Opinião
O fim da Constituição europeia, mais uma baixa para a democracia
Neste final de semana com eventual prolongamento para sábado o Conselho Europeu vai recorrer a um subterfúgio para não ter de referendar o documento minimalista que irá – pelo menos pelos tempos mais próximos – meter na gaveta a Constituição europeia.
A proposta de inspiração franco-alemã assume-se como uma emenda aos tratados de Maastricht e de Nice e não como uma míni Constituição que substituísse a chumbada em 2005 em referendos realizados em vários países, designadamente na França e Holanda. O "chumbo" nestes dois Estados levou ao cancelamento de outros referendos tornados inúteis pelos nãos da França e Holanda.
O assunto foi "esquecido" por alguns anos para ser desenterrado com novo fôlego da presidência alemã e a eleição de Nicholas Sarkozy, um acérrimo defensor da Constituição europeia. Mas desenterrar uma Constituição, mesmo uma míni Constituição iria implicar novos referendos. E mesmo que o actual documento deixe de lado questões como um hino e uma bandeira europeia e consideráveis transferências de soberania para Bruxelas a sua aprovação está longe de ser pacífica, quer no Conselho Europeu que teve inicio quinta-feira, quer nos eleitorados. Daí o recurso à sua definição como uma emenda aos tratados de Maastricht e de Nice o que permite a sua aprovação pelos Parlamentos Nacionais em substituição dos referendos.
A democracia foi a primeira baixa desta manobra que, no momento em que estas linhas são escritas ainda não se sabe como vai acabar.
As alterações polémicas estão no processo de decisão alterando o de Nice, que a Alemanha, França e outros querem manter, ou seja o voto favorável de 55 por cento dos países, num mínimo de 15, desde que representem 65 por cento da população. A recém-chegada Polónia recusa esta fórmula, na verdade uma recusa que tem mais a ver com o seu contencioso histórico com a Alemanha de quem, na realidade depende economicamente e constitui um importante mercado. Outra das polémicas prende-se com a PESC (Politica Externa e de Segurança Comuns) e a existência formal de um ministro dos Negócios Estrangeiros também vice-presidente da Comissão Europeia. Isso implicaria a transferência de soberania para Bruxelas, o que Londres recusa, como recusa também a Carta dos Direitos Fundamentais, um pilar da construção europeia, porque este se irá sobrepor ao Parlamento em matéria de direito social e por isso pretende ver limitada.

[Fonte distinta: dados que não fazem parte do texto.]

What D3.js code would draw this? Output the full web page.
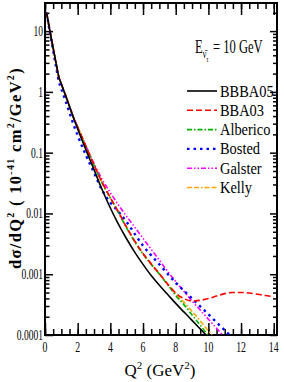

Nesta fase ninguém parecia disposto a concessões embora Tony Blair não se queira retirar da política – este é o seu último Conselho Europeu – sob uma nota negativa. Contudo uma concessão implicará a abertura das portas à renegociação da emenda aos tratados.
José Sócrates que agora assumirá a presidência não quer manchar a reputação de eficiência das presidências portuguesas recebendo da Alemanha um dossier em aberto, e já advertiu a Polónia sobre a sua intransigência aparente. Portugal tem uma agenda que se liga com a cimeira euro africana, o seguimento da agenda de Lisboa e herdar da presidência alemã as emendas aos tratados será um escolho difícil de contornar, muito especialmente quando lhe sucede a Eslovénia, uma presidência inaugural e pouco aberta e só em 2008 o assunto poderia transitar dos portugueses para os franceses, mais fortes, experientes e empenhados nas emendas.